Auf meinen Einwand, dass sich die Demokratie im Baskenland auch deshalb im Ausnahmezustand befinde, weil die ETA Attentate auf Politiker von PP und PSOE verübt habe, reagieren die Gemeinderäte Agirrebarrena und Zubeldia mit Zustimmung, aber auch einem Einwand. "Die Situation für die bedrohten Kommunalpolitiker ist schrecklich, das stimmt", sagt Agirrebarrena, "aber während über ihr Leid ständig in allen Medien berichtet wird, schweigt man über das unsere. Die Guardia Civil foltert und exekutiert systematisch - die spanischen Sozialisten haben in den Achtzigern ungestraft Todesschwadronen formiert und baskische Politiker erschießen lassen. Es gibt heute 700 politische Gefangene, darunter viele, die nichts mit ETA zu tun haben. Die Krise der Demokratie beginnt nicht erst mit den ETA-Anschlägen, sondern damit, dass uns Madrid auch 30 Jahre nach Francos Tod grundlegende Rechte - wie das auf eine Volksabstimmung - mit Gewalt verwehrt. "

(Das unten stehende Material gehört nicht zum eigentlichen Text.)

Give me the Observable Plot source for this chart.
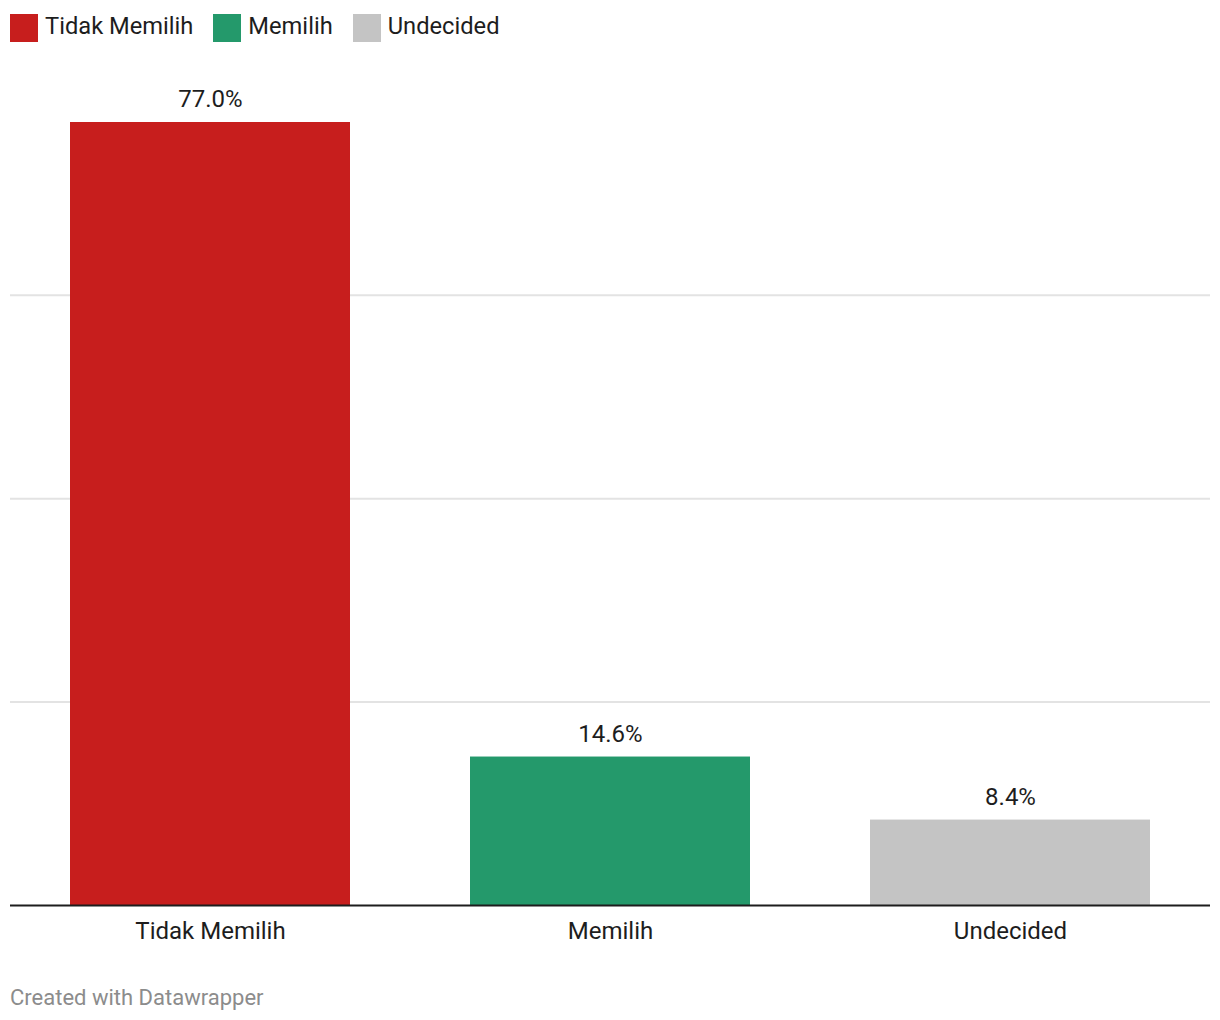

Martxelo Otamendi, der Chefredakteur der einzigen baskischsprachigen Tageszeitung Berria, steht den Positionen Batasunas in vielen Punkten kritisch gegenüber. Seine Zeitung bezeichnet er als progressiv und den sozialen Bewegungen verpflichtet, aber als nicht besonders radikal. "Wir gehören nicht zu denen, die ständig zum Aufstand aufrufen. Aber wenn es in Europa ein Land gibt, in dem die freie Meinungsäußerung außer Kraft gesetzt wurde, dann ist es Spanien."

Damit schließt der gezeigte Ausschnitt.